Every bill creates winners and losers. Here's who stands to gain and who bears the cost.

Who Benefits

  • Disadvantaged and climate-exposed communities — the statute targets areas with low insurance uptake and directs pilots to shrink protection gaps, which could increase financial resilience and speed recovery after disasters.
  • Local governments and regional collaboratives — they can receive grants to craft pooled insurance programs, establish climate resilience districts, and access funds for complementary risk-reduction projects.
  • Insurers and reinsurers experimenting with new products — parametric and community-based pilots create opportunities to enter underserved markets and test index-based underwriting at scale.
  • Conservation and restoration project implementers — the program’s emphasis on nature-based solutions creates demand for ecosystem-service projects that both reduce risk and support insurance objectives.
  • Community organizers and consumer-education providers — the bill funds outreach and education roles that help raise insurance literacy and uptake in vulnerable neighborhoods.

Who Bears the Cost

  • The state budget and Legislature — the program requires an appropriation; absent funding, the statute grants authority but no new programs.
  • Department of Insurance — the department must stand up and run the grant program, manage grant selection, oversight, reporting, and cross-agency coordination without allocated operational detail in the statute.
  • Insurers developing pilot products — insurers will incur design, actuarial, and distribution costs to create parametric or pooled products and may bear initial basis risk.
  • Other state and local agencies — entities that carry out physical risk-reduction projects may need to align budgets and timelines with insurance pilots, creating coordination costs.
  • Local governments and districts — creating and operating climate resilience districts and participating in pooled purchases may require staff time, matching funds, or legal work to form governance structures.

Key Issues

The Core Tension

The central dilemma is between accelerating market innovation to close protection gaps and protecting consumers and market stability. Pilots and grants can lower barriers to new insurance models, but those same experiments risk creating products with insufficient actuarial backing, regulatory friction, or uneven access—solving affordability for some while exposing others to new forms of risk.

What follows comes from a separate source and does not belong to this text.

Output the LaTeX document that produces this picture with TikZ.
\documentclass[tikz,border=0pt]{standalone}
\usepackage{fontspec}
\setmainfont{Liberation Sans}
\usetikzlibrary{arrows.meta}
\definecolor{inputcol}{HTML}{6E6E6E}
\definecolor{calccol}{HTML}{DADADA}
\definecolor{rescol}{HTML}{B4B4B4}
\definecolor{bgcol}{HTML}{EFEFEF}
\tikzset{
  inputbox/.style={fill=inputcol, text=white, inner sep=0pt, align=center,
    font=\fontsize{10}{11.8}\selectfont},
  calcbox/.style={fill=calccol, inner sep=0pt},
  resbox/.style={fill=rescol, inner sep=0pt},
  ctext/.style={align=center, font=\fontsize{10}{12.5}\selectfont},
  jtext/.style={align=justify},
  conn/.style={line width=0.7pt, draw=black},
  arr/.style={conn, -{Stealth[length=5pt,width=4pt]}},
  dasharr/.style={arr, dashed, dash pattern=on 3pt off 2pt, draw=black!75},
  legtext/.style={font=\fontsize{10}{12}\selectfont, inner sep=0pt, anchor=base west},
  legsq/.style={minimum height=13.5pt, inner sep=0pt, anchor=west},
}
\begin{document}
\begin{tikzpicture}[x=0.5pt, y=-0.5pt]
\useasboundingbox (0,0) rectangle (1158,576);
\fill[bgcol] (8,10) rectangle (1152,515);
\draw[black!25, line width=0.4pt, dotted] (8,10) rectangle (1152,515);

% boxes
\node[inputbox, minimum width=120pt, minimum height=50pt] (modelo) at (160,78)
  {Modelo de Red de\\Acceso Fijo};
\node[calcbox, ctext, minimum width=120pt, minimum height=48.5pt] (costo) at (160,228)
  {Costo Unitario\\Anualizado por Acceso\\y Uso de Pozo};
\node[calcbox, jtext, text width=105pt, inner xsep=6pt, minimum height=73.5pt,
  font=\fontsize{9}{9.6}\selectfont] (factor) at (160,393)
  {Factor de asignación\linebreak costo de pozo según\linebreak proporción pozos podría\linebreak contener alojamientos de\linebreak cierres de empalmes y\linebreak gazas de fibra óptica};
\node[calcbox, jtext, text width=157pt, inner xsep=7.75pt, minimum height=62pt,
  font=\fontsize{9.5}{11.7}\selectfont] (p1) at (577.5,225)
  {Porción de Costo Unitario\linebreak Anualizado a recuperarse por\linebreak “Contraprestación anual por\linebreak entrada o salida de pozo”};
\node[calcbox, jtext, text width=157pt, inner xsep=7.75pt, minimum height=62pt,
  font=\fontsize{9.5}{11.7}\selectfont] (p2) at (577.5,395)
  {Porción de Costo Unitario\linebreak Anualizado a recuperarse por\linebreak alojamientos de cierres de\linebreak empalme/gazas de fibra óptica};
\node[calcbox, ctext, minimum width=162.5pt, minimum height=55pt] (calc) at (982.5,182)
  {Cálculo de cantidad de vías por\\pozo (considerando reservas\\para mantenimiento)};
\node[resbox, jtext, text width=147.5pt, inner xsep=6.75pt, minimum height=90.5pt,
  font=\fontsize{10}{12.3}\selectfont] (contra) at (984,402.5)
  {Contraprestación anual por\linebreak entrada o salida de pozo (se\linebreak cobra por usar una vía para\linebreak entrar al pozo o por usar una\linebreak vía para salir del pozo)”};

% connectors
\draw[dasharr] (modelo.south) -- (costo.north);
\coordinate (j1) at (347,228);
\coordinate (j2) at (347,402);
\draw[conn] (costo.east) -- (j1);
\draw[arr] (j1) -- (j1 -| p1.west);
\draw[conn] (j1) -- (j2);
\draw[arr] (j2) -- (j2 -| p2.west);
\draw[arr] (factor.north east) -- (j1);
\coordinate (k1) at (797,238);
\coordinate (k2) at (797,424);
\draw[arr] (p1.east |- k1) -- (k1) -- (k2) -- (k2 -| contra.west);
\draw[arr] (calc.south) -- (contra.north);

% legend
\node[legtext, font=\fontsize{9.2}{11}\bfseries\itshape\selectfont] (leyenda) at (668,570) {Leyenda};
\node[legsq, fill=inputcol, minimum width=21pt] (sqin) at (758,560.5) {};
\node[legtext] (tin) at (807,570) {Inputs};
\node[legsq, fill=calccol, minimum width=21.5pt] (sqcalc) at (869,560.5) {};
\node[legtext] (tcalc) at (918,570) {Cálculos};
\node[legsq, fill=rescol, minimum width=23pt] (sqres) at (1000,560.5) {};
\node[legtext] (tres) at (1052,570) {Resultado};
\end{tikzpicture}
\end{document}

The statute is deliberately light on procedural detail: it sets goals and reporting dates but does not specify eligibility criteria, grant sizes, application processes, evaluation metrics, or timelines for individual pilots. That leaves significant discretion to the Department of Insurance but also creates uncertainty for potential applicants and vendors about how to design bankable proposals.

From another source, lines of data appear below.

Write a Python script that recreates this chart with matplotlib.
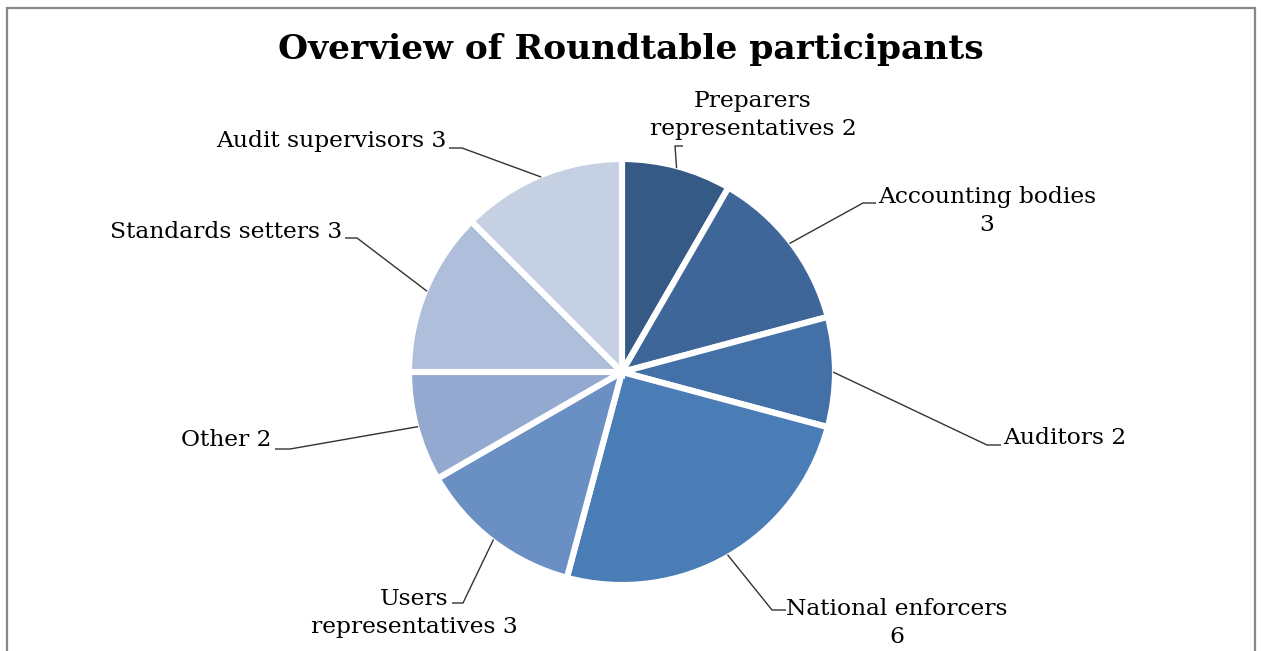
import matplotlib
matplotlib.use("Agg")
import matplotlib.pyplot as plt
import numpy as np
from matplotlib.patches import Rectangle

# ---- data ----
categories = ["Preparers representatives", "Accounting bodies", "Auditors",
              "National enforcers", "Users representatives", "Other",
              "Standards setters", "Audit supervisors"]
values = [2, 3, 2, 6, 3, 2, 3, 3]
label_texts = ["Preparers\nrepresentatives 2", "Accounting bodies\n3", "Auditors 2",
               "National enforcers\n6", "Users\nrepresentatives 3", "Other 2",
               "Standards setters 3", "Audit supervisors 3"]
title = "Overview of Roundtable participants"

colors = ["#365A86", "#3E6699", "#4371A7", "#4A7CB5",
          "#6A8FC2", "#94A9D0", "#AFBFDB", "#C6D0E3"]
explode = [0, 0, 0, 0.018, 0, 0, 0, 0]

W, H = 1261, 651
fig = plt.figure(figsize=(W / 100, H / 100), dpi=100)
ax = fig.add_axes([0, 0, 1, 1])

cx, cy, R = 622, H - 372, 213
wedges, _ = ax.pie(values, center=(cx, cy), radius=R, startangle=90,
                   counterclock=False, colors=colors, explode=explode,
                   wedgeprops=dict(edgecolor="white", linewidth=4.4))
ax.set_xlim(0, W)
ax.set_ylim(0, H)
ax.set_aspect("auto")
ax.axis("off")

FONT = "DejaVu Serif"
FS = 16.8

# label layout: (text x, text y, ha, elbow point, end point) in pixel coords (y down)
layout = [
    (753, 115, "center", (675, 146), (683, 146)),
    (987, 211, "center", (863, 203), (876, 203)),
    (1003, 438, "left", (987, 445), (1001, 445)),
    (897, 623, "center", (772, 610), (786, 610)),
    (414, 613, "center", (463, 603), (452, 603)),
    (271, 440, "right", (290, 449), (275, 449)),
    (342, 232, "right", (357, 238), (345, 238)),
    (447, 141, "right", (462, 148), (449, 148)),
]

for w, txt, (tx, ty, ha, elbow, end) in zip(wedges, label_texts, layout):
    mid = np.deg2rad((w.theta1 + w.theta2) / 2)
    wx, wy = w.center
    sx = wx + (w.r - 2) * np.cos(mid)
    sy = wy + (w.r - 2) * np.sin(mid)
    ax.plot([sx, elbow[0], end[0]], [sy, H - elbow[1], H - end[1]],
            color="#333333", lw=1.0, solid_capstyle="butt")
    ax.text(tx, H - ty, txt, ha=ha, va="center", multialignment="center",
            fontsize=FS, family=FONT, linespacing=1.4, color="black")

ax.text(631, H - 50, title, ha="center", va="center", fontsize=24.8,
        family=FONT, fontweight="bold", color="black")

# chart frame
fig.add_artist(Rectangle((7 / W, -0.05), (1255 - 7) / W, (H - 8) / H + 0.05,
                         transform=fig.transFigure, fill=False,
                         edgecolor="#888888", lw=1.6))

fig.savefig("out.png", dpi=100, facecolor="white")
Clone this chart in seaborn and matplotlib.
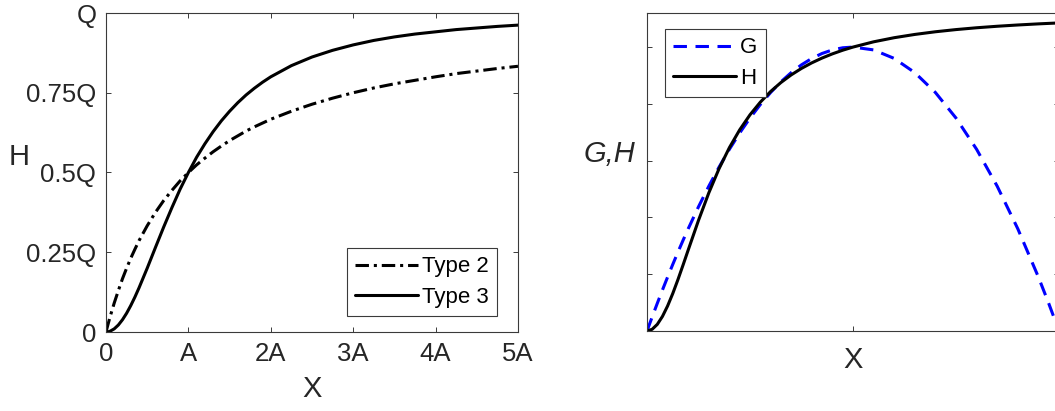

The program’s effectiveness will depend on the department’s ability to coordinate across agencies that fund physical resilience work, to secure sustained appropriations, and to design evaluation criteria that separate demonstrable success from short-term pilots that cannot scale.

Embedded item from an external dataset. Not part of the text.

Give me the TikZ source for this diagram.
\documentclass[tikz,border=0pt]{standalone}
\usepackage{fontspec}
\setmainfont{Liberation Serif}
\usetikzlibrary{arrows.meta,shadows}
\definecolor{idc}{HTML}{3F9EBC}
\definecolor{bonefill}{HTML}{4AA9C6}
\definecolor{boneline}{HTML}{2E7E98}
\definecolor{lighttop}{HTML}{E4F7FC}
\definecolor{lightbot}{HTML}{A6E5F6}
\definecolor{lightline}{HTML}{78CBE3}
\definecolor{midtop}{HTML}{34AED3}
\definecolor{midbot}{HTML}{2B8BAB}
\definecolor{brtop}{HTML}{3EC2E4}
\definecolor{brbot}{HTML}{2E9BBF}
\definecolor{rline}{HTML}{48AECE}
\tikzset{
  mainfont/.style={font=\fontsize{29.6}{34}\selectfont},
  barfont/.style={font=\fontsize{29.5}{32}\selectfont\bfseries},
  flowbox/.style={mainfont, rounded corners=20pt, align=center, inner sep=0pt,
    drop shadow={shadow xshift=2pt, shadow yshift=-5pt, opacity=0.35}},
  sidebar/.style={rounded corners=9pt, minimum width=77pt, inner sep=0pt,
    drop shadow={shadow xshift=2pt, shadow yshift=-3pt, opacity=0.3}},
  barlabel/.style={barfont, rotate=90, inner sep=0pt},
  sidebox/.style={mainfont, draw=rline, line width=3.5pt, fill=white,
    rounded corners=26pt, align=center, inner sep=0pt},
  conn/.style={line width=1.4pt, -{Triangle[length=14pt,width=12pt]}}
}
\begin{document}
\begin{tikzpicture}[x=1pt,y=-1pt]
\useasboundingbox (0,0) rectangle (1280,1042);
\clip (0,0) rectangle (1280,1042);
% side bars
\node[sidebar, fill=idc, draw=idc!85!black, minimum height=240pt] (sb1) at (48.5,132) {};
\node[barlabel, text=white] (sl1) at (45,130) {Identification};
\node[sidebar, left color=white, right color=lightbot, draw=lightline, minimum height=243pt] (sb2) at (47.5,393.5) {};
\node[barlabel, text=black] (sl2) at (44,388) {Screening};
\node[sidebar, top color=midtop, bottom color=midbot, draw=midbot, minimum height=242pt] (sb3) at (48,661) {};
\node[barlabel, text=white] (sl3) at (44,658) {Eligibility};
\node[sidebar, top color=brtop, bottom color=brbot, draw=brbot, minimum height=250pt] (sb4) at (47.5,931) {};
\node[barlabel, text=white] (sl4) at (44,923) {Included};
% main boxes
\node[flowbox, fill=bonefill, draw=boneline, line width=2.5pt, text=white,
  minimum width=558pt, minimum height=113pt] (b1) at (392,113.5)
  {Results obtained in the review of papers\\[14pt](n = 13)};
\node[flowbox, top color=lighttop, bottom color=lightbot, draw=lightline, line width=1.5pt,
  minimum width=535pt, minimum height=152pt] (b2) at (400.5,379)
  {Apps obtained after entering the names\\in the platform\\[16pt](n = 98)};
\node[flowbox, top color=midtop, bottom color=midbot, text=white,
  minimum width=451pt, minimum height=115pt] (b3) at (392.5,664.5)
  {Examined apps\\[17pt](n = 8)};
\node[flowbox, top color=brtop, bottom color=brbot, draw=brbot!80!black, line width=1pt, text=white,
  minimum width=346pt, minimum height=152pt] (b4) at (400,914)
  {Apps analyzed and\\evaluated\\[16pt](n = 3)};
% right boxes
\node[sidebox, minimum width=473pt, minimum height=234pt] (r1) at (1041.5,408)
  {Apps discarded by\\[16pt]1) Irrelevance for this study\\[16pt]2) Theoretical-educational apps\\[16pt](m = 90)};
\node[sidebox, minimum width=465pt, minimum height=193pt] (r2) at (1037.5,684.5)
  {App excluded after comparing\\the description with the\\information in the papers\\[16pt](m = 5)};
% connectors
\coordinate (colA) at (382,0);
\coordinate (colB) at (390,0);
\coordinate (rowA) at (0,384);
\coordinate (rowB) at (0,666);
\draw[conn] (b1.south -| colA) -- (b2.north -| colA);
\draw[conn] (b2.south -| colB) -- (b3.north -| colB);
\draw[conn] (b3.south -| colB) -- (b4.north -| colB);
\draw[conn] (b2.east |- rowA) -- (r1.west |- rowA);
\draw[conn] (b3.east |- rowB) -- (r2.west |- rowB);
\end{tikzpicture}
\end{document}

Technical and regulatory challenges loom. Parametric products require reliable triggers and data streams; community pools require clear governance and actuarial pricing to avoid adverse selection and moral hazard.

The bill does not address how pilot products will interface with rate regulation, solvency oversight, or consumer-protection requirements; pilots that alter coverage terms or payout structures may run into existing insurance law constraints. Finally, equity is not self-executing: without targeted outreach and capacity-building funds, better-resourced communities could capture grants and pilots, leaving the most vulnerable still underserved.